-- start --
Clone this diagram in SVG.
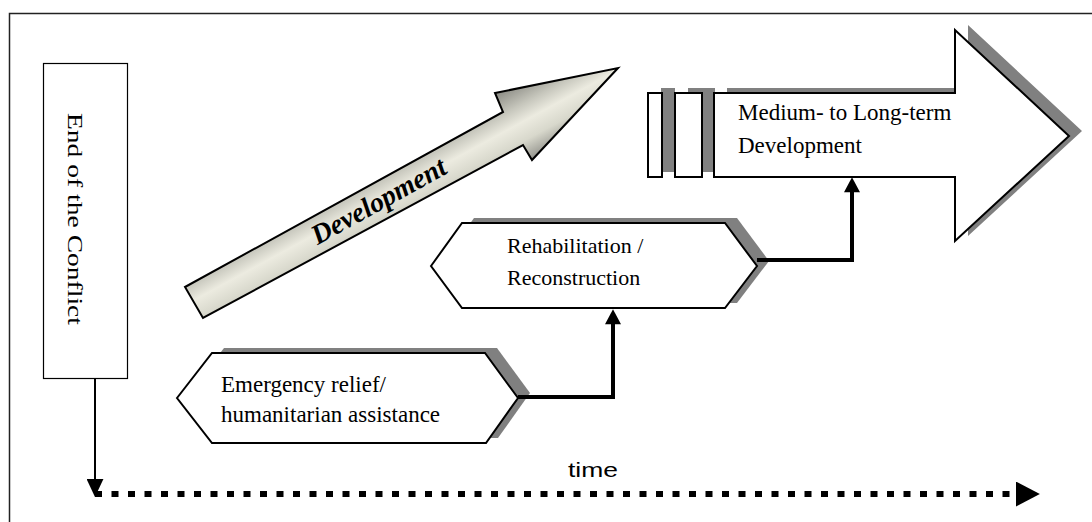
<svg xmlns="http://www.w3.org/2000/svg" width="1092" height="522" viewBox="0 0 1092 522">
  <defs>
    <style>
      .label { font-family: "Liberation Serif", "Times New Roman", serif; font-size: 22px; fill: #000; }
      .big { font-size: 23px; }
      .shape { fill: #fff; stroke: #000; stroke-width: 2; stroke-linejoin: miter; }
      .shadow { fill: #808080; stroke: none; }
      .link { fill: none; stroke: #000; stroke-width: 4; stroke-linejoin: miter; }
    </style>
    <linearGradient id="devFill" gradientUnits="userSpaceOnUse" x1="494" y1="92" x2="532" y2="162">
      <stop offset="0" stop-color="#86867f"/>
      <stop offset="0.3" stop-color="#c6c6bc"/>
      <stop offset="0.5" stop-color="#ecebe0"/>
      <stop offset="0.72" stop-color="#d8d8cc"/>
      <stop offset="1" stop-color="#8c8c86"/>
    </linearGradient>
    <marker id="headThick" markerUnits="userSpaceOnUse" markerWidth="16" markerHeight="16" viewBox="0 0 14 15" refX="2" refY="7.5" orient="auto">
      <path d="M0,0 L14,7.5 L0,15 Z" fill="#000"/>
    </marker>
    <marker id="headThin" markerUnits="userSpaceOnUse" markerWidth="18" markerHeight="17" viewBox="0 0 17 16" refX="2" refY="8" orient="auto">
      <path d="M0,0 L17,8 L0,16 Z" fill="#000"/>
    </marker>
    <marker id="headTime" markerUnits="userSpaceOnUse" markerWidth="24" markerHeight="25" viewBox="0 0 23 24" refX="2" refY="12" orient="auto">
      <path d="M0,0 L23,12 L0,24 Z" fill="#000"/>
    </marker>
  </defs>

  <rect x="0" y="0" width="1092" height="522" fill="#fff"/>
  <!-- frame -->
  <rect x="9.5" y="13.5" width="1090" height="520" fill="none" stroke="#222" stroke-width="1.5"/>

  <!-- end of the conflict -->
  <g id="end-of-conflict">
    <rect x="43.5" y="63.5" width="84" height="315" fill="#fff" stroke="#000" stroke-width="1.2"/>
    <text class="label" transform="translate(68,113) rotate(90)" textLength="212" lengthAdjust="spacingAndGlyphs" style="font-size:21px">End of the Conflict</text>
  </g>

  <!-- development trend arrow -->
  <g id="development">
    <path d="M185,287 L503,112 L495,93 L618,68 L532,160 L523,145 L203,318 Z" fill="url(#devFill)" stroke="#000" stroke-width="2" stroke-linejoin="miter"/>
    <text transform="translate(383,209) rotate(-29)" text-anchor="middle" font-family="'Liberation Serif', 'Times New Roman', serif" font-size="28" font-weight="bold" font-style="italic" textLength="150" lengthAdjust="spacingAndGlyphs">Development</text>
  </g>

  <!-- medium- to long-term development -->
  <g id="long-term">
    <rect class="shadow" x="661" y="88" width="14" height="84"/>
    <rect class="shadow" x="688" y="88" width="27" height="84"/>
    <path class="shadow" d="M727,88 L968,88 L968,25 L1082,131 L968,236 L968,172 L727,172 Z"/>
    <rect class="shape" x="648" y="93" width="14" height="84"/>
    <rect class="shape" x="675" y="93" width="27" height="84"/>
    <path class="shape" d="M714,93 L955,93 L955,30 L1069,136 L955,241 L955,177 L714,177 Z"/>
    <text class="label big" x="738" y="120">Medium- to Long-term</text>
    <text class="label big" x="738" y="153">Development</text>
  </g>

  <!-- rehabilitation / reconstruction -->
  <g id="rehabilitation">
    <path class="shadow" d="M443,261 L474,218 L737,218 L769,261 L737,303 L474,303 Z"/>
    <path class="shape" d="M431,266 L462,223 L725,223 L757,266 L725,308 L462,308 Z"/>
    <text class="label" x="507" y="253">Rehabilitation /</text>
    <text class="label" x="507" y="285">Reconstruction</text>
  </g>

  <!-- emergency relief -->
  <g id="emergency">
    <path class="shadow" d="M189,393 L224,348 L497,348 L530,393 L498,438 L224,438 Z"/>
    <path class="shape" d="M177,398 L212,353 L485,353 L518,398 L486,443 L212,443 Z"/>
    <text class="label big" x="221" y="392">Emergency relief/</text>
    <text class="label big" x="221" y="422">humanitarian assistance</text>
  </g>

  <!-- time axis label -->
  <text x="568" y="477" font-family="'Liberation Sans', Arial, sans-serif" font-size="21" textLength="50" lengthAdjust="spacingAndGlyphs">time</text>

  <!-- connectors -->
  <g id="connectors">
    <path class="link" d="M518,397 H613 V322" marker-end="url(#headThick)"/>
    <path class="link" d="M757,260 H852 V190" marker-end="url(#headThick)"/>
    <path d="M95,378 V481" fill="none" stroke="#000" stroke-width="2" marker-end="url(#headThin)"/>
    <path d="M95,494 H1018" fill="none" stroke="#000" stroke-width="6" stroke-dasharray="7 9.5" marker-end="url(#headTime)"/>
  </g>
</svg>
-- end --
• [Set problem]:
Exclude every picture and copy the remaining data exactly.

• [Solution for this problem]:
Clone this diagram in SVG.
<svg xmlns="http://www.w3.org/2000/svg" width="1092" height="522" viewBox="0 0 1092 522">
  <defs>
    <style>
      .label { font-family: "Liberation Serif", "Times New Roman", serif; font-size: 22px; fill: #000; }
      .big { font-size: 23px; }
      .shape { fill: #fff; stroke: #000; stroke-width: 2; stroke-linejoin: miter; }
      .shadow { fill: #808080; stroke: none; }
      .link { fill: none; stroke: #000; stroke-width: 4; stroke-linejoin: miter; }
    </style>
    <linearGradient id="devFill" gradientUnits="userSpaceOnUse" x1="494" y1="92" x2="532" y2="162">
      <stop offset="0" stop-color="#86867f"/>
      <stop offset="0.3" stop-color="#c6c6bc"/>
      <stop offset="0.5" stop-color="#ecebe0"/>
      <stop offset="0.72" stop-color="#d8d8cc"/>
      <stop offset="1" stop-color="#8c8c86"/>
    </linearGradient>
    <marker id="headThick" markerUnits="userSpaceOnUse" markerWidth="16" markerHeight="16" viewBox="0 0 14 15" refX="2" refY="7.5" orient="auto">
      <path d="M0,0 L14,7.5 L0,15 Z" fill="#000"/>
    </marker>
    <marker id="headThin" markerUnits="userSpaceOnUse" markerWidth="18" markerHeight="17" viewBox="0 0 17 16" refX="2" refY="8" orient="auto">
      <path d="M0,0 L17,8 L0,16 Z" fill="#000"/>
    </marker>
    <marker id="headTime" markerUnits="userSpaceOnUse" markerWidth="24" markerHeight="25" viewBox="0 0 23 24" refX="2" refY="12" orient="auto">
      <path d="M0,0 L23,12 L0,24 Z" fill="#000"/>
    </marker>
  </defs>

  <rect x="0" y="0" width="1092" height="522" fill="#fff"/>
  <!-- frame -->
  <rect x="9.5" y="13.5" width="1090" height="520" fill="none" stroke="#222" stroke-width="1.5"/>

  <!-- end of the conflict -->
  <g id="end-of-conflict">
    <rect x="43.5" y="63.5" width="84" height="315" fill="#fff" stroke="#000" stroke-width="1.2"/>
    <text class="label" transform="translate(68,113) rotate(90)" textLength="212" lengthAdjust="spacingAndGlyphs" style="font-size:21px">End of the Conflict</text>
  </g>

  <!-- development trend arrow -->
  <g id="development">
    <path d="M185,287 L503,112 L495,93 L618,68 L532,160 L523,145 L203,318 Z" fill="url(#devFill)" stroke="#000" stroke-width="2" stroke-linejoin="miter"/>
    <text transform="translate(383,209) rotate(-29)" text-anchor="middle" font-family="'Liberation Serif', 'Times New Roman', serif" font-size="28" font-weight="bold" font-style="italic" textLength="150" lengthAdjust="spacingAndGlyphs">Development</text>
  </g>

  <!-- medium- to long-term development -->
  <g id="long-term">
    <rect class="shadow" x="661" y="88" width="14" height="84"/>
    <rect class="shadow" x="688" y="88" width="27" height="84"/>
    <path class="shadow" d="M727,88 L968,88 L968,25 L1082,131 L968,236 L968,172 L727,172 Z"/>
    <rect class="shape" x="648" y="93" width="14" height="84"/>
    <rect class="shape" x="675" y="93" width="27" height="84"/>
    <path class="shape" d="M714,93 L955,93 L955,30 L1069,136 L955,241 L955,177 L714,177 Z"/>
    <text class="label big" x="738" y="120">Medium- to Long-term</text>
    <text class="label big" x="738" y="153">Development</text>
  </g>

  <!-- rehabilitation / reconstruction -->
  <g id="rehabilitation">
    <path class="shadow" d="M443,261 L474,218 L737,218 L769,261 L737,303 L474,303 Z"/>
    <path class="shape" d="M431,266 L462,223 L725,223 L757,266 L725,308 L462,308 Z"/>
    <text class="label" x="507" y="253">Rehabilitation /</text>
    <text class="label" x="507" y="285">Reconstruction</text>
  </g>

  <!-- emergency relief -->
  <g id="emergency">
    <path class="shadow" d="M189,393 L224,348 L497,348 L530,393 L498,438 L224,438 Z"/>
    <path class="shape" d="M177,398 L212,353 L485,353 L518,398 L486,443 L212,443 Z"/>
    <text class="label big" x="221" y="392">Emergency relief/</text>
    <text class="label big" x="221" y="422">humanitarian assistance</text>
  </g>

  <!-- time axis label -->
  <text x="568" y="477" font-family="'Liberation Sans', Arial, sans-serif" font-size="21" textLength="50" lengthAdjust="spacingAndGlyphs">time</text>

  <!-- connectors -->
  <g id="connectors">
    <path class="link" d="M518,397 H613 V322" marker-end="url(#headThick)"/>
    <path class="link" d="M757,260 H852 V190" marker-end="url(#headThick)"/>
    <path d="M95,378 V481" fill="none" stroke="#000" stroke-width="2" marker-end="url(#headThin)"/>
    <path d="M95,494 H1018" fill="none" stroke="#000" stroke-width="6" stroke-dasharray="7 9.5" marker-end="url(#headTime)"/>
  </g>
</svg>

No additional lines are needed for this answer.